Há duas semanas, quando escrevi uma crónica sobre os ventos reacionários que sopram dos EUA, não poderia saber que a tempestade estava mais próxima do que parecia.
Logo na semana seguinte, surgiu uma proposta de entraves “técnicos” ao direito ao aborto que a ministra da Saúde assumiu como decisão política. A proposta, que considerava o número de interrupções voluntárias da gravidez e de doenças sexualmente transmissíveis na mulher como critérios para a avaliação de equipas de saúde primária, caiu como tinha de cair. Afinal era só uma brisa. Mas a nortada estava para chegar.
Segundo uma notícia publicada há poucos dias, os juízes do Tribunal Constitucional preparam-se para cooptar António Almeida Costa, que escreveu em 1984 que “as mulheres violadas raramente engravidam, citando ‘investigações médicas’ – na verdade, experiências em campos nazis”. Atenção que 1984 não é um ano qualquer, é a mesma data da Lei n.º 6/84, de 11 de maio que descriminalizou “alguns casos de interrupção voluntária da gravidez”, como a violação, um importante marco da longa luta pelo direito ao aborto em Portugal.
A notícia caiu sobre os ombros das mulheres como mais um fardo. Afinal é mesmo preciso continuar a gritar “Meu corpo, minha decisão!”, em todas as línguas, em todos os países. Perante esta notícia, a Associação Portuguesa de Mulheres Juristas endereçou uma carta-aberta ao Presidente do Tribunal Constitucional para que não seja escolhido um juiz que "sustenta a ilegitimidade da interrupção voluntária da gravidez, admitindo que ela só ocorra nos casos ‘extremos’ em que a vida da mulher grávida esteja em risco ao arrepio da Constituição e da lei (…)”.
O apelo das mulheres juristas foi ouvido pour um conjunto de associações feministas, que rapidamente trataram de convocar duas concentrações: “Sexta-feira, às 18h30 junta-te a nós em Lisboa (no Chafariz da Rua de O Século) e no Porto (Cordoaria, em frente ao Tribunal) para homenagear as gerações de mulheres que lutaram pelo direito ao aborto em Portugal e dizer não à escolha de António Almeida Costa para juiz do Tribunal Constitucional”.
O manifesto afirma o que todas pensamos: não podemos aceitar para juiz do Tribunal Constitucional “que nos faz sentir a mesma vergonha que paira sobre o Supremo Tribunal dos EUA”. Afinal, como dizem as mulheres juristas, “o perfil do candidato em causa não se afigura como sendo adequado às exigentes funções de fiscalização da constitucionalidade das leis e das decisões judiciais próprias da competência" do Tribunal Constitucional.

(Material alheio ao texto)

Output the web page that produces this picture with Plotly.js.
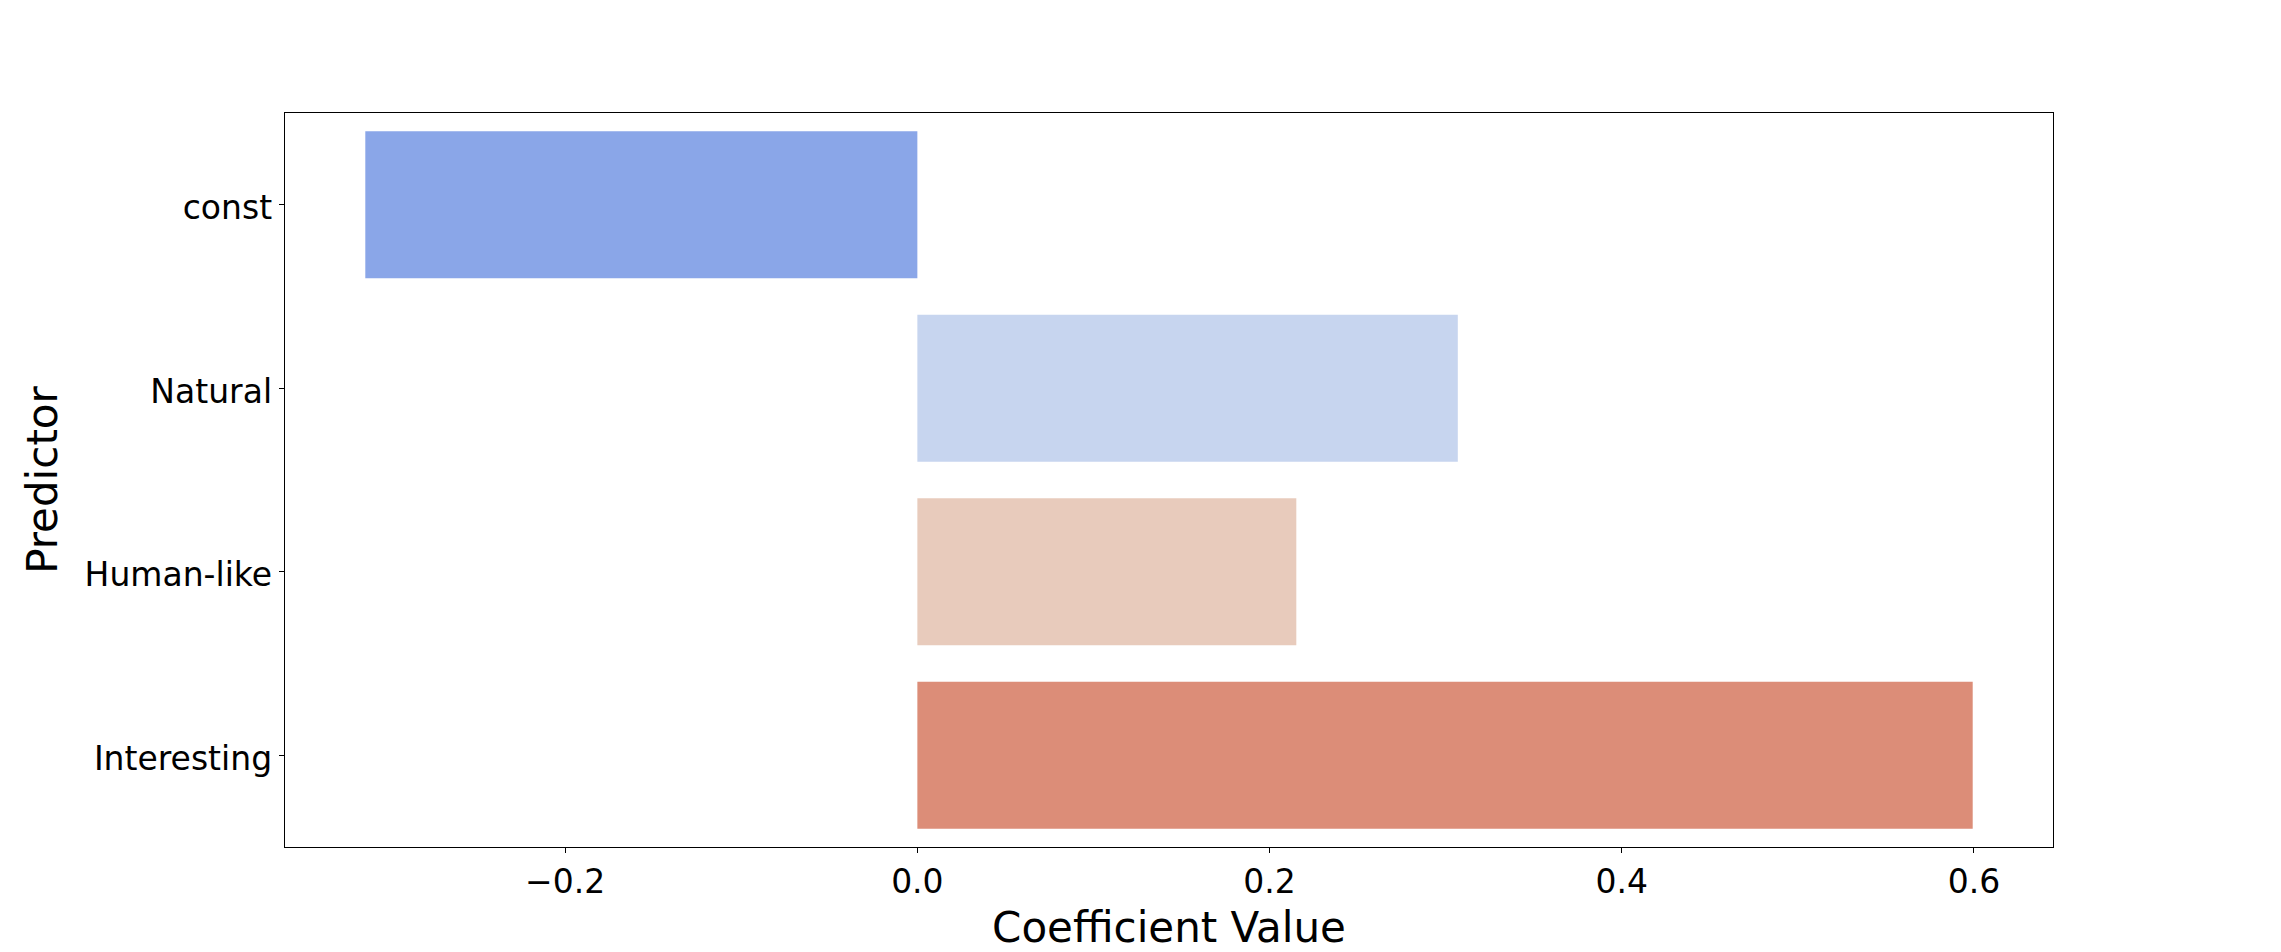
<!DOCTYPE html>
<html>
<head>
<meta charset="utf-8">
<script src="https://cdn.plot.ly/plotly-3.0.1.min.js"></script>
<style>html,body{margin:0;padding:0;background:#fff;}#chart{width:2281px;height:952px;}</style>
</head>
<body>
<div id="chart"></div>
<script>
const predictors = ["const", "Natural", "Human-like", "Interesting"];
const coefficients = [-0.3135, 0.3069, 0.2152, 0.5993];
const barColors = ["#8aa6e8", "#c7d5ef", "#e8cbbc", "#dc8d78"];
const xTickValues = [-0.2, 0.0, 0.2, 0.4, 0.6];
const xTickLabels = ["\u22120.2", "0.0", "0.2", "0.4", "0.6"];

const font = "DejaVu Sans, sans-serif";

const trace = {
  type: "bar",
  orientation: "h",
  y: predictors,
  x: coefficients,
  width: 0.8,
  marker: { color: barColors, line: { width: 0 } },
  hoverinfo: "x+y",
  showlegend: false
};

const layout = {
  width: 2281,
  height: 952,
  margin: { l: 285, r: 228, t: 113, b: 105, autoexpand: false },
  paper_bgcolor: "#ffffff",
  plot_bgcolor: "#ffffff",
  font: { family: font, color: "#000000" },
  xaxis: {
    range: [-0.3591, 0.6449],
    tickvals: xTickValues,
    ticktext: xTickLabels,
    ticks: "outside",
    ticklen: 5,
    tickwidth: 1,
    tickcolor: "#000",
    tickfont: { family: font, size: 33, color: "#000" },
    showgrid: false,
    zeroline: false,
    showline: true,
    mirror: true,
    linecolor: "#000",
    linewidth: 1.3,
    automargin: false,
    title: { text: "Coefficient Value", font: { family: font, size: 42, color: "#000" }, standoff: 34 }
  },
  yaxis: {
    type: "category",
    categoryorder: "array",
    categoryarray: predictors,
    range: [3.5, -0.5],
    ticks: "outside",
    ticklen: 5,
    tickwidth: 1,
    tickcolor: "#000",
    tickfont: { family: font, size: 33, color: "#000" },
    ticklabelshift: -3,
    showgrid: false,
    zeroline: false,
    showline: true,
    mirror: true,
    linecolor: "#000",
    linewidth: 1.3,
    automargin: false,
    title: { text: "Predictor", font: { family: font, size: 42, color: "#000" }, standoff: 14 }
  },
  bargap: 0.2
};

Plotly.newPlot("chart", [trace], layout, { displayModeBar: false, staticPlot: true });
</script>
</body>
</html>
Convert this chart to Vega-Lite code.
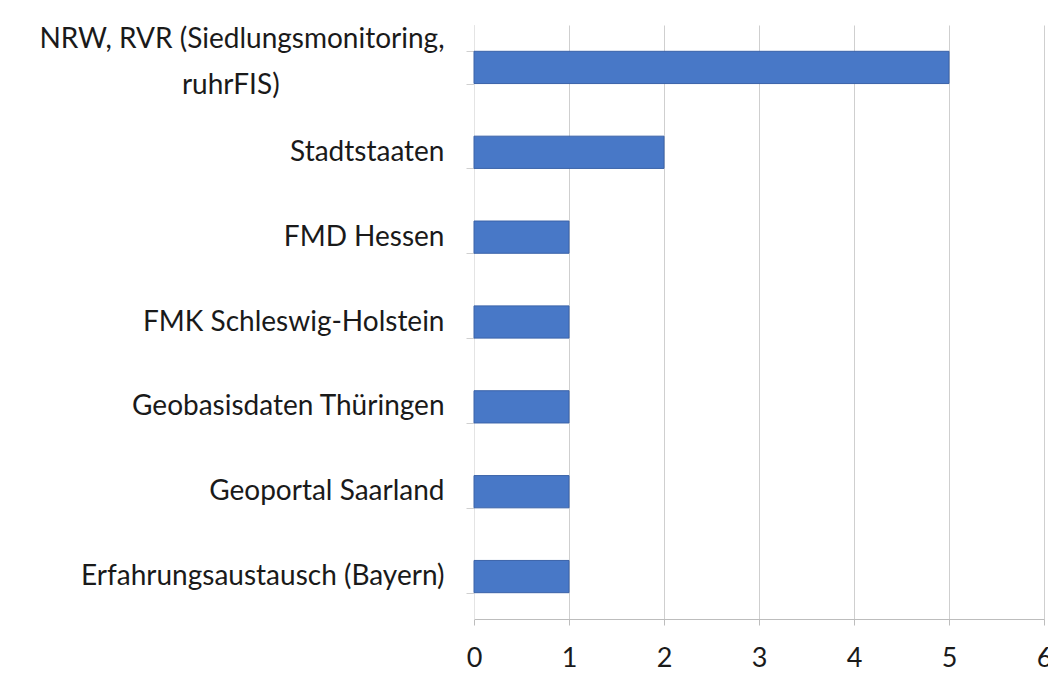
{
  "$schema": "https://vega.github.io/schema/vega-lite/v6.json",
  "autosize": "none",
  "width": 570,
  "height": 594,
  "padding": {"left": 474, "top": 25, "right": 4, "bottom": 64},
  "background": "white",
  "config": {"view": {"stroke": null}},
  "data": {
    "values": [
      {"quelle": "NRW, RVR (Siedlungsmonitoring, ruhrFIS)", "anzahl": 5},
      {"quelle": "Stadtstaaten", "anzahl": 2},
      {"quelle": "FMD Hessen", "anzahl": 1},
      {"quelle": "FMK Schleswig-Holstein", "anzahl": 1},
      {"quelle": "Geobasisdaten Thüringen", "anzahl": 1},
      {"quelle": "Geoportal Saarland", "anzahl": 1},
      {"quelle": "Erfahrungsaustausch (Bayern)", "anzahl": 1}
    ]
  },
  "mark": {"type": "bar", "color": "#4878c7", "stroke": "#3a62a8", "strokeWidth": 1},
  "encoding": {
    "y": {
      "field": "quelle",
      "type": "nominal",
      "sort": null,
      "scale": {"paddingInner": 0.62, "paddingOuter": 0.31},
      "axis": {
        "title": null,
        "labelFont": "Lato",
        "labelFontSize": 28,
        "labelColor": "#1a1a1a",
        "labelPadding": 22,
        "labelLimit": 500,
        "labelLineHeight": 46,
        "labelBaseline": "middle",
        "labelOffset": {"condition": {"test": "datum.value == 'NRW, RVR (Siedlungsmonitoring, ruhrFIS)'", "value": -28}, "value": 0},
        "labelExpr": "datum.value == 'NRW, RVR (Siedlungsmonitoring, ruhrFIS)' ? ['NRW, RVR (Siedlungsmonitoring,', 'ruhrFIS)\u00a0\u00a0\u00a0\u00a0\u00a0\u00a0\u00a0\u00a0\u00a0\u00a0\u00a0\u00a0\u00a0\u00a0\u00a0\u00a0\u00a0\u00a0\u00a0\u00a0\u00a0\u00a0\u00a0\u200b'] : datum.value",
        "domainColor": "#e4e4e4",
        "tickColor": "#d0d0d0",
        "tickBand": "extent",
        "tickSize": 8
      }
    },
    "x": {
      "field": "anzahl",
      "type": "quantitative",
      "scale": {"domain": [0, 6], "nice": false},
      "axis": {
        "title": null,
        "values": [0, 1, 2, 3, 4, 5, 6],
        "labelFont": "Lato",
        "labelFontSize": 27,
        "labelColor": "#1a1a1a",
        "labelPadding": 20,
        "labelFlush": false,
        "gridColor": "#cfcfcf",
        "domainColor": "#bdbdbd",
        "tickColor": "#bdbdbd",
        "tickSize": 6
      }
    }
  }
}
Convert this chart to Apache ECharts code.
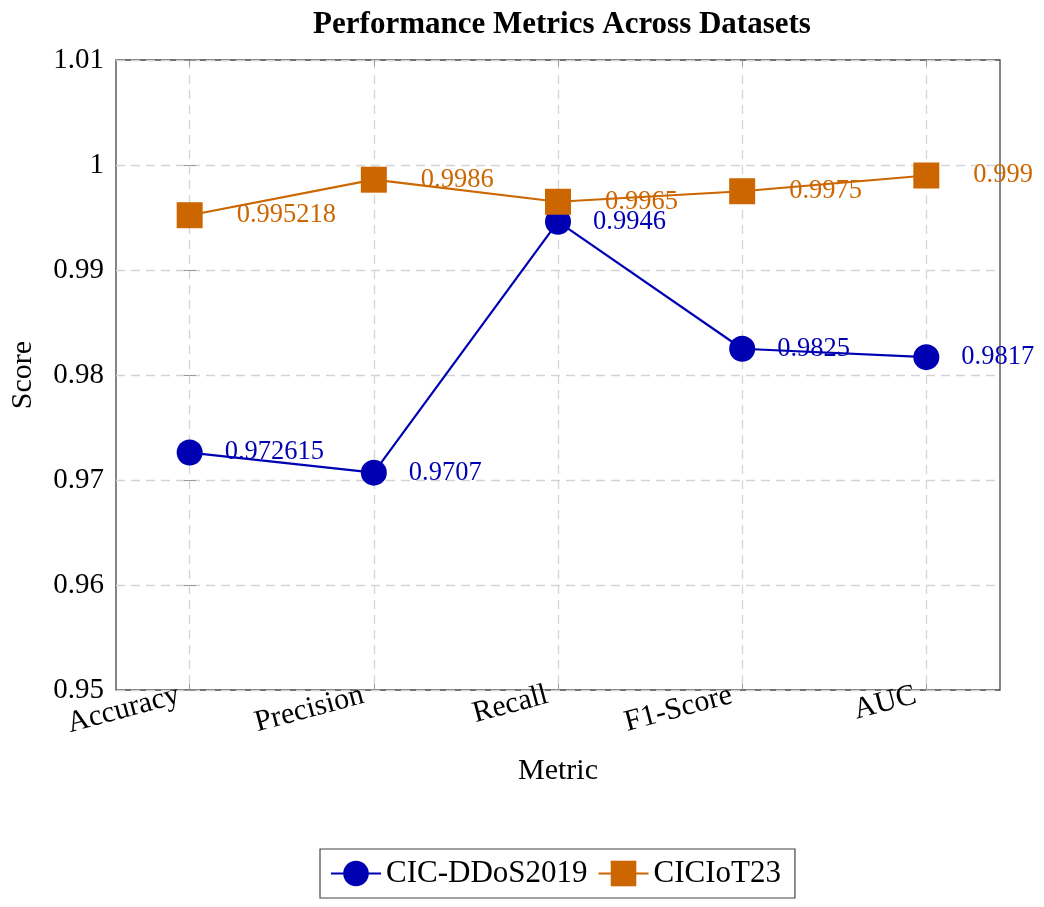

Quinze anos depois da vitória do Sim no referendo que confirmou o direito ao aborto, continuamos alerta. Saimos às ruas num ato simbólico: “Foram gerações de lutadoras para que o aborto seguro, legal e gratuíto fosse possível em Portugal. Nem um passo atrás!”
O Supremo Tribunal dos EUA está prestes a anunciar a anulação do acórdão de 1973 que reconheceu a interrupção voluntária da gravidez como um direito constitucional. Essa tempestade não atravessará o Atlântico pacificamente, cá estaremos para lutar.